## THE EXERCISE
Extract everything from the first line through the line with "const xTicks = [0, 20000, 40000, 60000];", both ends included, except for any pictures.

## EXTRACTED INFORMATION
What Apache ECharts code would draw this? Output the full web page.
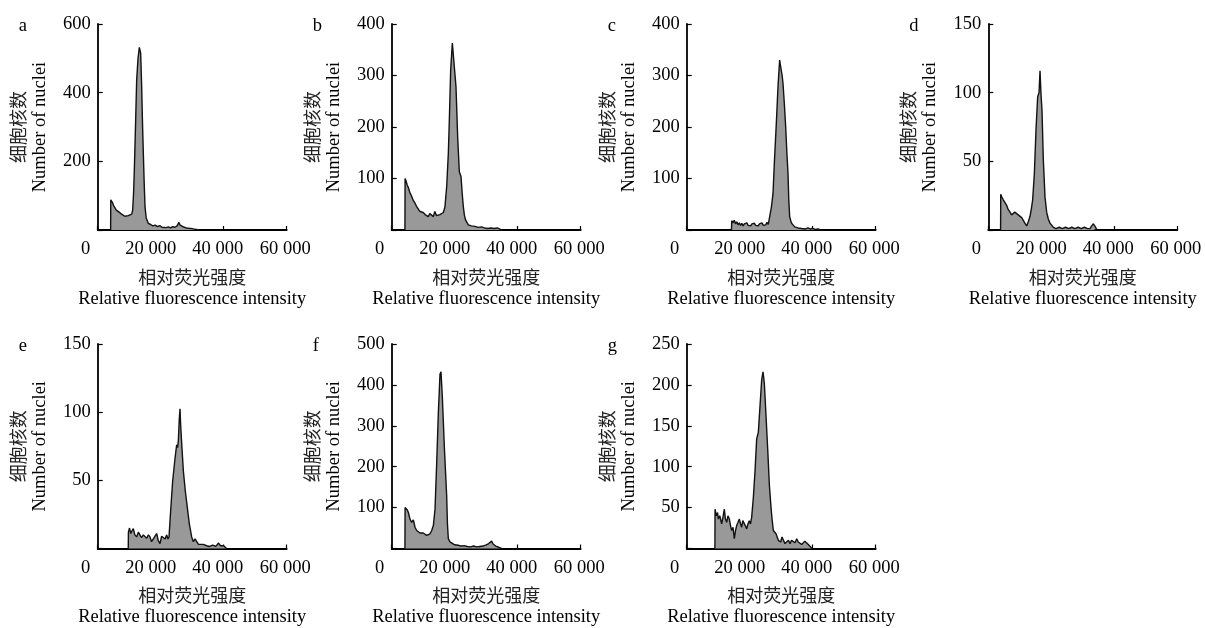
<!DOCTYPE html>
<html>
<head>
<meta charset="utf-8">
<title>Relative fluorescence histograms</title>
<script src="https://cdn.jsdelivr.net/npm/echarts@6/dist/echarts.min.js"></script>
<style>
  html, body { margin: 0; padding: 0; background: #fff; }
  #chart { width: 1205px; height: 628px; }
</style>
</head>
<body>
<div id="chart"></div>
<script>
// panel letters, y-axis ranges, x ticks
const panelLetters = ['a', 'b', 'c', 'd', 'e', 'f', 'g'];
const yMaxes = [600, 400, 400, 150, 150, 500, 250];
const yIntervals = [200, 100, 100, 50, 50, 100, 50];
const xTicks = [0, 20000, 40000, 60000];

// histograms: [relative fluorescence intensity, number of nuclei]
const histA = [[4100,0],[4150,88],[4400,92],[4700,80],[5000,72],[5400,66],[5900,58],[6400,56],[6800,52],[7100,50],[7600,46],[8100,44],[8600,40],[9200,38],[9700,42],[10200,41],[10800,46],[11100,58],[11400,110],[11630,175],[12050,320],[12370,437],[12800,500],[13220,532],[13640,515],[13960,418],[14200,320],[14490,223],[14750,140],[15020,68],[15400,35],[16080,19],[16800,16],[17500,12],[18200,14],[19000,10],[19700,13],[20400,8],[21000,12],[21700,7],[22400,9],[23100,6],[23800,10],[24500,8],[25200,12],[25800,22],[26200,14],[26800,10],[27500,8],[28200,6],[29000,5],[30000,4],[31000,2],[32200,0]];
const histB = [[4200,0],[4250,100],[4500,96],[4900,88],[5300,82],[5800,72],[6300,66],[6800,58],[7400,52],[7900,46],[8500,40],[9000,36],[9500,33],[10000,34],[10600,30],[11100,28],[11600,26],[12100,32],[12700,30],[13200,26],[13700,36],[14200,28],[14800,25],[15300,30],[15900,28],[16400,34],[16900,45],[17450,84],[17980,149],[18300,214],[18720,311],[19250,363],[19600,366],[19880,360],[20410,278],[20940,181],[21470,113],[22000,104],[22400,70],[22740,45],[23100,28],[23480,19],[24330,10],[25300,8],[26400,7],[27500,5],[28500,6],[29500,4],[30500,3],[31500,4],[32500,3],[33500,4],[34200,2],[34900,0]];
const histC = [[14200,0],[14300,18],[14700,14],[15100,19],[15500,12],[15900,16],[16300,10],[16700,14],[17100,9],[17500,13],[17900,8],[18300,12],[18700,10],[19100,14],[19500,9],[19900,11],[20300,8],[20700,12],[21100,10],[21500,13],[21900,9],[22300,11],[22700,8],[23100,12],[23500,10],[23900,14],[24300,9],[24700,12],[25100,10],[25500,15],[25900,11],[26340,26],[26900,45],[27400,71],[27900,140],[28450,207],[28980,278],[29300,310],[29510,330],[29800,318],[30040,317],[30300,300],[30570,285],[31000,245],[31420,201],[31800,150],[32160,110],[32400,60],[32690,26],[33200,14],[33750,10],[34300,6],[34800,8],[35300,4],[35900,6],[36500,3],[37100,5],[37800,2],[38500,4],[39200,2],[40000,3],[40800,1],[41700,2],[42500,0]];
const histD = [[3900,0],[3950,26],[4300,24],[4770,22],[5300,20],[5830,18],[6300,15],[6890,13],[7400,11],[7950,10],[8400,13],[9000,14],[9500,11],[10060,12],[10600,9],[11120,7],[11600,5],[12180,3],[12700,6],[13240,10],[13700,16],[14080,22],[14620,41],[15140,73],[15670,97],[16100,100],[16420,116],[16730,99],[17050,87],[17470,51],[18000,24],[18530,13],[19050,8],[19590,5],[20650,2],[21500,1],[22500,2],[23500,1],[24500,2],[25500,1],[26500,2],[27500,1],[28500,2],[29500,1],[30500,2],[31500,1],[32300,1],[32800,3],[33350,4.5],[33800,3],[34300,1],[34700,0]];
const histE = [[9700,0],[9750,12],[10100,15],[10500,11],[10900,13],[11310,14.5],[11800,10],[12370,8.5],[12900,12],[13430,11],[13900,8],[14490,10],[15000,9],[15550,7.5],[16100,10],[16600,8.5],[17100,5],[17660,6],[18200,9],[18720,11],[19200,6],[19780,3.6],[20300,9],[20840,8.5],[21400,7],[21900,10],[22300,7],[22640,8.5],[23170,28],[23800,49.5],[24540,66],[25070,76],[25350,74],[25600,79],[25900,95],[26130,102.5],[26350,90],[26560,81],[27190,57],[27820,42],[28460,30],[29090,18],[29830,8.5],[30360,5],[30900,7],[31420,6],[32000,3],[32480,2.5],[33500,3],[34600,2],[35500,1.5],[36500,2.5],[37500,1.5],[38300,4],[39000,2],[40000,2],[40900,0]];
const histF = [[4200,0],[4250,100],[4500,104],[4900,95],[5290,88],[5800,72],[6340,64],[6870,70],[7400,52],[7930,44],[8500,40],[9000,38],[9510,36],[10000,38],[10600,34],[11100,32],[11600,35],[12160,36],[12700,44],[13220,56],[13750,96],[14280,209],[14800,330],[15330,426],[15650,432],[16080,370],[16710,249],[17450,129],[17700,60],[17980,24],[18500,16],[19040,12],[20000,9],[21150,8],[22000,6],[23000,7],[24000,5],[25000,4],[26000,6],[27000,4],[28000,5],[29000,6],[30000,9],[30800,12],[31300,10],[31700,18],[32200,11],[33000,6],[34000,3],[34900,0]];
const histG = [[8950,0],[9000,48],[9400,40],[9800,44],[10040,36],[10500,40],[11100,30],[11500,38],[11950,48],[12300,36],[12690,32],[13100,40],[13540,36],[13900,28],[14280,22],[14700,26],[15120,12],[15500,22],[15860,28],[16300,32],[16710,36],[17100,30],[17450,26],[17800,34],[18190,32],[18600,28],[19040,24],[19450,30],[19880,34],[20250,30],[20620,38],[21150,62],[21680,94],[22210,134],[22740,142],[23270,174],[23800,206],[24230,216],[24650,202],[25180,162],[25710,122],[26240,78],[26770,50],[27100,36],[27510,22],[28350,18],[29090,10],[29830,8],[30250,14],[30680,12],[31200,6],[31740,8],[32300,10],[32800,6],[33300,10],[33860,9],[34400,7],[34920,12],[35400,8],[35970,9],[36500,5],[37030,6],[37500,9],[38090,8],[38600,5],[39150,5],[39800,0]];
const histograms = [histA, histB, histC, histD, histE, histF, histG];

// plot boxes (left, top) in pixels
const boxLefts = [97.7, 391.7, 686.7, 988.3, 97.7, 391.7, 686.7];
const boxTops = [24, 24, 24, 24, 344, 344, 344];
const boxW = 189, boxH = 206;

const SERIF = 'Liberation Serif, Times New Roman, serif';
const CJK = 'Noto Sans CJK SC, sans-serif';
const FS = 18.5;

const chart = echarts.init(document.getElementById('chart'), null, { renderer: 'canvas' });

const grids = [], xAxes = [], yAxes = [], series = [], titles = [];

// label shift per x tick (labels in the figure sit slightly left of their ticks)
const xLabelPad = [24, 20, 12, 3];
const xRich = {};
xLabelPad.forEach((p, k) => {
  xRich['p' + k] = { fontFamily: SERIF, fontSize: FS, color: '#000', padding: [0, p, 0, 0] };
});

histograms.forEach((hist, i) => {
  grids.push({ left: boxLefts[i], top: boxTops[i], width: boxW, height: boxH + (i >= 4 ? 1.5 : 0) });

  xAxes.push({
    type: 'value', gridIndex: i, min: 0, max: 60000, interval: 20000,
    splitLine: { show: false },
    axisLine: { lineStyle: { color: '#000', width: 1.8 } },
    axisTick: { inside: true, length: 4, lineStyle: { color: '#000', width: 1.2 } },
    axisLabel: {
      margin: 10,
      formatter: v => {
        const k = xTicks.indexOf(v);
        const txt = v === 0 ? '0' : (v / 1000) + ' 000';
        return '{p' + k + '|' + txt + '}';
      },
      rich: xRich
    },
    name: '{cn|相对荧光强度}\n{en|Relative fluorescence intensity}',
    nameLocation: 'middle', nameGap: 36,
    nameTextStyle: {
      align: 'center',
      rich: {
        cn: { fontFamily: CJK, fontSize: 18, color: '#222', lineHeight: 22, align: 'center' },
        en: { fontFamily: SERIF, fontSize: FS, color: '#000', lineHeight: 22, align: 'center' }
      }
    }
  });

  yAxes.push({
    type: 'value', gridIndex: i, min: 0, max: yMaxes[i], interval: yIntervals[i],
    splitLine: { show: false },
    axisLine: { show: true, lineStyle: { color: '#000', width: 1.8 } },
    axisTick: { show: true, inside: true, length: 5, lineStyle: { color: '#000', width: 1.2 } },
    axisLabel: {
      margin: 7, fontFamily: SERIF, fontSize: FS, color: '#000',
      formatter: v => (v === 0 ? '' : String(v))
    },
    name: '{cn|细胞核数}\n{en|Number of nuclei}',
    nameLocation: 'middle', nameRotate: 90, nameGap: 47,
    nameTextStyle: {
      align: 'center',
      rich: {
        cn: { fontFamily: CJK, fontSize: 18, color: '#222', lineHeight: 22, align: 'center' },
        en: { fontFamily: SERIF, fontSize: FS, color: '#000', lineHeight: 22, align: 'center' }
      }
    }
  });

  series.push({
    type: 'line', xAxisIndex: i, yAxisIndex: i, data: hist,
    symbol: 'none', silent: true, z: 1,
    lineStyle: { color: '#111', width: 1.4 },
    areaStyle: { color: '#999999', opacity: 1 }
  });

  titles.push({
    text: panelLetters[i],
    left: boxLefts[i] - 84,
    top: boxTops[i] - 12,
    textStyle: { fontFamily: SERIF, fontSize: FS, fontWeight: 'normal', color: '#000' }
  });
});

chart.setOption({
  animation: false,
  backgroundColor: '#fff',
  title: titles,
  grid: grids,
  xAxis: xAxes,
  yAxis: yAxes,
  series: series
});
</script>
</body>
</html>
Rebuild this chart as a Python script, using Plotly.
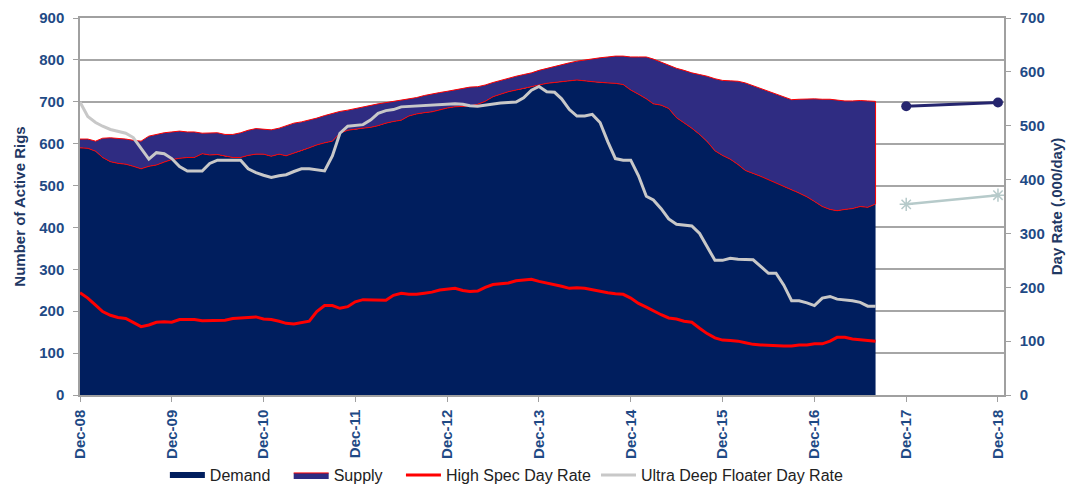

## COMPLETE RESPONSE
What Apache ECharts code would draw this? Output the full web page.
<!DOCTYPE html>
<html>
<head>
<meta charset="utf-8">
<title>Relative fluorescence histograms</title>
<script src="https://cdn.jsdelivr.net/npm/echarts@6/dist/echarts.min.js"></script>
<style>
  html, body { margin: 0; padding: 0; background: #fff; }
  #chart { width: 1205px; height: 628px; }
</style>
</head>
<body>
<div id="chart"></div>
<script>
// panel letters, y-axis ranges, x ticks
const panelLetters = ['a', 'b', 'c', 'd', 'e', 'f', 'g'];
const yMaxes = [600, 400, 400, 150, 150, 500, 250];
const yIntervals = [200, 100, 100, 50, 50, 100, 50];
const xTicks = [0, 20000, 40000, 60000];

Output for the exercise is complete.